As far as I can guess, the reason is that there is, for once, an important difference between the two descriptions. A&M assign the hole exactly the same characteristics and behaviour as the possibly missing electron. Kittel and you, on the other hand, change the sign of k, which I suppose is associated with the change in convention for the energy of the hole, measured downwards from the top of the band in this description. Is this correct, or did I miss a point?
-----MS
I find it very difficult to argue with sufficient care about holes. They are VERY slippery. Fortunately, once we agree that the concept is a valid one, we can be quite careless in using it, without getting into trouble.
I think that, in fact, A&M and Kittel are not all that far apart: it's just that Kittel carries the arguments a little more deeply than A&M do. A&M talk always about the behavior of electronic states in the applied field, and do not fully define a complete hole description. The telling argument, for me, for the negative k business is the following. If the electron bands are all full, the total wave vector of the crystal (the sum of the wave vectors of all the occupied states) is zero. If I remove an electron from the state (k-sub-e), then the total wave vector of the crystal is -(k-sub-e). If I wish to represent that state of the full crystal in terms of occupying a single "hole state", I must assign to the hole state the wave vector (k-sub-h) = -(k-sub-e).

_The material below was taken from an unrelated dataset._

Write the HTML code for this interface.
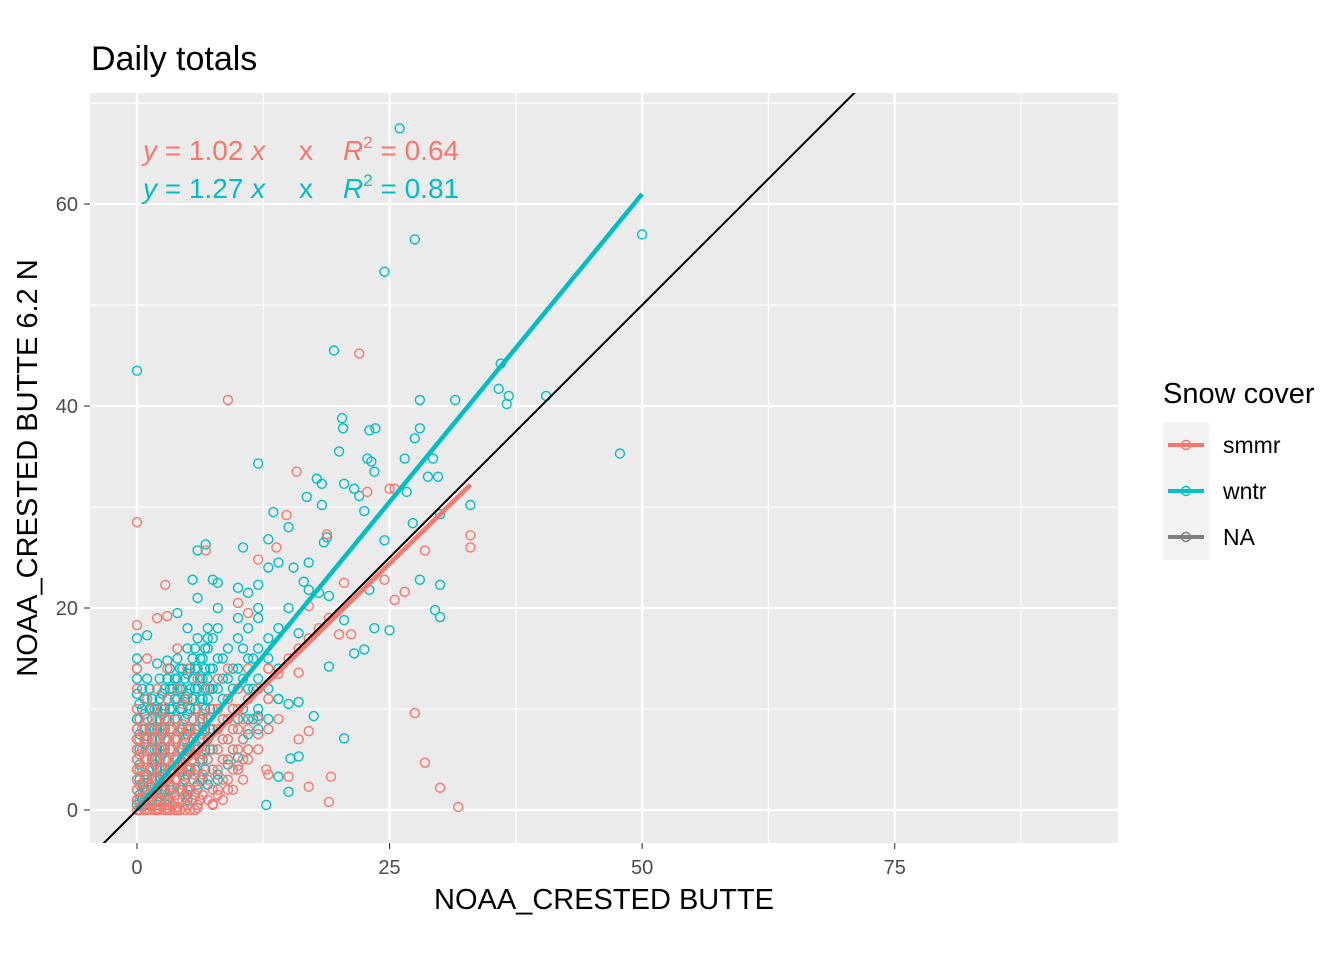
<!DOCTYPE html>
<html><head><meta charset="utf-8"><style>
html,body{margin:0;padding:0;background:#fff;}
svg{display:block;font-family:"Liberation Sans",sans-serif;}
</style></head><body>
<svg id="chart" width="1344" height="960">
<text x="91" y="70" font-size="34" fill="#000">Daily totals</text>
<rect x="90" y="93" width="1028" height="750" fill="#ebebeb"/>
<g id="grid"></g>
<g id="points"></g>
<g id="lines"></g>
<g id="ticks"></g>
<text x="604" y="909" font-size="29" text-anchor="middle">NOAA_CRESTED BUTTE</text>
<text transform="translate(37,468) rotate(-90)" font-size="29" text-anchor="middle">NOAA_CRESTED BUTTE 6.2 N</text>
<text x="143" y="160" font-size="28" fill="#f8766d"><tspan font-style="italic">y</tspan> = 1.02 <tspan font-style="italic">x</tspan><tspan x="299">x</tspan><tspan x="343" font-style="italic">R</tspan><tspan font-size="17" dy="-12">2</tspan><tspan dy="12"> = 0.64</tspan></text>
<text x="143" y="198" font-size="28" fill="#00bfc4"><tspan font-style="italic">y</tspan> = 1.27 <tspan font-style="italic">x</tspan><tspan x="299">x</tspan><tspan x="343" font-style="italic">R</tspan><tspan font-size="17" dy="-12">2</tspan><tspan dy="12"> = 0.81</tspan></text>
<g>
<text x="1163" y="403" font-size="29">Snow cover</text>
<rect x="1163" y="422" width="46" height="138" fill="#f2f2f2"/>
<g><line x1="1168" y1="445" x2="1204" y2="445" stroke="#f8766d" stroke-width="4"/><circle cx="1186" cy="445" r="4.5" fill="none" stroke="#f8766d" stroke-width="1.4"/><text x="1223" y="453" font-size="23">smmr</text></g>
<g><line x1="1168" y1="491" x2="1204" y2="491" stroke="#00bfc4" stroke-width="4"/><circle cx="1186" cy="491" r="4.5" fill="none" stroke="#00bfc4" stroke-width="1.4"/><text x="1223" y="499" font-size="23">wntr</text></g>
<g><line x1="1168" y1="537" x2="1204" y2="537" stroke="#7f7f7f" stroke-width="4"/><circle cx="1186" cy="537" r="4.5" fill="none" stroke="#7f7f7f" stroke-width="1.4"/><text x="1223" y="545" font-size="23">NA</text></g>
</g>
</svg>
<script>
const xTicks=[0,25,50,75];
const yTicks=[0,20,40,60];
const xMinor=[12.5,37.5,62.5,87.5];
const yMinor=[10,30,50,70];
const smmrOutliers=[[0,28.5],[0,18.3],[9,40.6],[22,45.2],[15.8,33.5],[2.8,22.3],[25.5,31.8],[25,31.8],[18.8,27.3],[14.8,29.2],[13.8,26],[6.8,25.7],[12,24.8],[33,27.2],[33,26],[28.5,25.7],[26.5,21.6],[25.5,20.8],[24.5,22.8],[20.5,22.5],[22.8,31.5],[20,17.4],[21.2,17.4],[17,20.2],[16,13.6],[17,7.8],[16,7],[27.5,9.6],[28.5,4.7],[30,2.2],[31.8,0.3],[19.2,3.3],[19,0.8],[17,2.3],[12.8,4],[13,3.5],[15,3.3],[10,4.4],[9,2],[8,1.5],[7.5,0.6],[6,0.2],[5,0.5],[4,0.3],[3,0.2],[2,0.1],[1,0],[2,19],[3,19.2],[4,16],[1,15],[10,20.5],[11,19.5],[13,14],[14,13.5],[15,15],[16,16],[17,17],[18,18],[19,19],[14,9],[12,7.5],[11,6]];
const smmrCluster=[[0,[0,1,2,3,4,5,6,7,8,10,12,14]],[0.5,[0.5,2,4,6,8]],[1,[0,1.5,3,5,7,9,11]],[1.5,[0.5,2,4,6,8,10]],[2,[0,1,3,5,7,9,12]],[2.5,[0.5,2,4,6,8,10]],[3,[0,1.5,3,5,7,9,11,14]],[3.5,[0.5,2,4,6,8]],[4,[0,1,3,5,7,9,12]],[4.5,[1,2.5,4.5,6.5,8.5,10.5]],[5,[0.5,2,4,6,8,11,14]],[5.5,[1,3,5,7,9]],[6,[0.5,2,4,6,8,10,13]],[6.5,[1.5,3.5,5.5,7.5,9.5]],[7,[1,3,5,7,9,12]],[8,[2,4,6,8,10,13]],[9,[3,5,7,9,11,14]],[10,[4,6,8,10,12]],[11,[5,8,11,14]],[12,[6,9,12]],[13,[8,11,14]]];
const smmrCluster2=[[0.25,[0,1,2.5,4,5.5,7,9]],[0.75,[0,1,3,5,7]],[1.25,[0,1,2.5,4,6,8]],[1.75,[0,1.5,3,5,7]],[2.25,[0,1,2.5,4,6,8]],[2.75,[0,1,3,5,7,9]],[3.25,[0,1,2.5,4,6,8]],[3.75,[0,1.5,3,5,7]],[4.25,[0,2,4,6,8]],[4.75,[0,1.5,3.5,5.5,7.5]],[5.25,[0,2,4,6,8]],[5.75,[0,1.5,3.5,5.5,7.5]],[6.25,[1,3,5,7,9]],[7.5,[0.5,2,4,6,8,10]],[8.5,[1,3,5,7,9]],[9.5,[2,4,6,8,10]],[10.5,[3,5,7,9]]];
const wntrOutliers=[[26,67.5],[27.5,56.5],[50,57],[24.5,53.3],[19.5,45.5],[0,43.5],[36,44.2],[35.8,41.7],[36.8,41],[36.6,40.2],[40.5,41],[31.5,40.6],[28,40.6],[47.8,35.3],[20.3,38.8],[20.4,37.8],[23,37.6],[23.6,37.8],[28,37.8],[27.5,36.8],[20,35.5],[12,34.3],[22.8,34.8],[23.2,34.5],[23.5,33.5],[26.5,34.8],[29.3,34.8],[17.8,32.8],[18.3,32.3],[20.5,32.3],[21.5,31.8],[22,31.1],[26.7,31.5],[28.8,33],[29.8,33],[16.8,31],[15,28],[13.5,29.5],[18.3,30.2],[22.5,29.6],[33,30.2],[30,29.3],[27.3,28.4],[18.8,27],[18.5,26.5],[24.5,26.7],[6.8,26.3],[10.5,26],[6,25.7],[13,26.8],[28,22.8],[30,22.3],[29.5,19.8],[30,19.1],[23,21.8],[23.5,18],[25,17.8],[21.5,15.5],[22.5,15.9],[20.5,18.8],[19,14.2],[17.5,9.3],[20.5,7.1],[16,5.3],[15.2,5.1],[15,1.8],[12.8,0.5],[14,3.3],[0,17],[1,17.3],[0,15],[0,14],[3,14.8],[8,22.5],[7.5,22.8],[5.5,22.8],[10,22],[12,22.3],[11,21.5],[15.5,24],[16.5,22.6],[17,24.5],[14,24.5],[13,24],[19,21.2],[18,21.5],[17,21.8],[15,20],[16,17.5],[12,20],[10,19],[8,20],[4,19.5],[5,18],[7,17],[13,11],[14,11],[15,10.5],[12,9.3],[16,10.7],[11,7.5],[10,5.2],[9,4.5],[8,3.5],[6,2.5],[5,1],[3,0.5]];
const wntrCluster=[[0,[0.5,1,2,3,4,5,6,7,8,9,10,11.5,13]],[0.5,[1,2.5,4,6,8,10,12]],[1,[0.5,2,3.5,5,7,9,11,13]],[1.5,[1,3,5,7,9,11]],[2,[0.5,2,4,6,8,10,12,14.5]],[2.5,[1.5,3.5,5.5,7.5,9.5,11.5]],[3,[1,3,5,7,9,11,13]],[3.5,[2,4,6,8,10,12]],[4,[1,3,5,7,9,11,13,15]],[4.5,[2,4,6,8,10,12,14]],[5,[1.5,3.5,5.5,7.5,9.5,11.5,13.5,16]],[5.5,[3,5,7,9,11,13,15]],[6,[2,4,6,8,10,12,14,17,21]],[6.5,[3,5,7,9,11,13,15]],[7,[2.5,5,7,9,11,13,16,18]],[7.5,[4,6,8,10,12,14,17]],[8,[3,6,8,10,12,15,18]],[9,[5,7,9,11,13,16]],[10,[4,6,9,12,14,17]],[11,[6,9,12,15,18]],[12,[8,10,13,16,19]],[13,[9,12,15,17]],[14,[11,14,18]]];
const wntrCluster2=[[0.25,[0,1.5,3,4.5,6,7.5,9,10.5]],[0.75,[0.5,2,3.5,5,6.5,8,9.5,11]],[1.25,[1,2.5,4,6,8,10,12]],[1.75,[1.5,3,4.5,6,8,10]],[2.25,[1,3,5,7,9,11,13]],[2.75,[2,4,6,8,10,12]],[3.25,[2,4,6,8,10,12,14]],[3.75,[3,5,7,9,11,13]],[4.25,[2,4,6,8,10,12,14]],[4.75,[3,5,7,9,11,13]],[5.25,[4,6,8,10,12,14]],[5.75,[4,6,8,10,12,14,16]],[6.25,[5,7,9,11,13,15]],[6.75,[4,6,8,10,12,14,16]],[7.25,[6,8,10,12,14]],[8.5,[5,7,9,11,13,15]],[9.5,[6,8,10,12,14]],[10.5,[7,10,13,16]],[11.5,[9,12,15]]];
const smmrFit=[[0,0],[33,32.2]];
const wntrFit=[[0,0],[50,61]];
const identity=[[-4.65,-4.65],[80,80]];

const NS="http://www.w3.org/2000/svg";
const X0=90,X1=1118,Y0=93,Y1=843;
const xMin=-4.65,xMax=97.1,yMin=-3.27,yMax=71;
function sx(v){return X0+(v-xMin)/(xMax-xMin)*(X1-X0);}
function sy(v){return Y1-(v-yMin)/(yMax-yMin)*(Y1-Y0);}
function mk(tag,attrs,parent){const e=document.createElementNS(NS,tag);for(const k in attrs)e.setAttribute(k,attrs[k]);parent.appendChild(e);return e;}
const grid=document.getElementById('grid'),pts=document.getElementById('points'),lines=document.getElementById('lines'),ticks=document.getElementById('ticks');
xMinor.forEach(v=>{const l=mk('line',{x1:sx(v),x2:sx(v),y1:Y0,y2:Y1,stroke:'#fff','stroke-width':1.1},grid);

});
yMinor.forEach(v=>{const l=mk('line',{x1:X0,x2:X1,y1:sy(v),y2:sy(v),stroke:'#fff','stroke-width':1.1},grid);

});
xTicks.forEach(v=>{const l=mk('line',{x1:sx(v),x2:sx(v),y1:Y0,y2:Y1,stroke:'#fff','stroke-width':2.2},grid);


mk('line',{x1:sx(v),x2:sx(v),y1:Y1,y2:Y1+6,stroke:'#333','stroke-width':1.1},ticks);
const t=mk('text',{x:sx(v),y:Y1+31,'font-size':20,'text-anchor':'middle',fill:'#4d4d4d'},ticks);t.textContent=v;

});
yTicks.forEach(v=>{const l=mk('line',{x1:X0,x2:X1,y1:sy(v),y2:sy(v),stroke:'#fff','stroke-width':2.2},grid);


mk('line',{x1:X0-6,x2:X0,y1:sy(v),y2:sy(v),stroke:'#333','stroke-width':1.1},ticks);
const t=mk('text',{x:X0-12,y:sy(v)+7,'font-size':20,'text-anchor':'end',fill:'#4d4d4d'},ticks);t.textContent=v;

});
function pt(x,y,col,name){const c=mk('circle',{cx:sx(x),cy:sy(y),r:4.5,fill:'none',stroke:col,'stroke-width':1.4},pts);

}
function drawSeries(out,clus,col,name){clus.forEach(clu=>clu.forEach(g=>g[1].forEach(y=>pt(g[0],y,col,name))));out.forEach(p=>pt(p[0],p[1],col,name));}
drawSeries(wntrOutliers,[wntrCluster,wntrCluster2],'#00bfc4','point-wntr');
drawSeries(smmrOutliers,[smmrCluster,smmrCluster2],'#f8766d','point-smmr');
function ln(d,col,w,name){const l=mk('line',{x1:sx(d[0][0]),y1:sy(d[0][1]),x2:sx(d[1][0]),y2:sy(d[1][1]),stroke:col,'stroke-width':w},lines);

}
ln(smmrFit,'#f8766d',4.5,'fit-line-smmr');
ln(wntrFit,'#00bfc4',4.5,'fit-line-wntr');
const cp=mk('clipPath',{id:'pc'},lines);mk('rect',{x:X0,y:Y0,width:X1-X0,height:Y1-Y0},cp);
const id=mk('line',{x1:sx(identity[0][0]),y1:sy(identity[0][1]),x2:sx(identity[1][0]),y2:sy(identity[1][1]),stroke:'#000','stroke-width':2,'clip-path':'url(#pc)'},lines);


</script>
</body></html>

The need for this description is also seen in the simple optical absorption experiment. Consider the absorption of a photon (wave vector approximately zero), which excites an electron from the state k in the valence band to the state k in the conduction band, in a crystal that initially has all bands either full or empty. The wave vector of the crystal is essentially unchanged (we take k-photon = 0). In the pure electron language, there is an electron missing from k in the valence band and one occupying the state k in the conduction band, so the total k of the crystal remains zero. If we use the hole language for the valence band, we MUST associate the wave vector -k with the hole in order to get the sum of the wave vectors of hole and electron to be zero. (I am confident that A&M would support this argument.)
I hope these remarks help rather than confuse.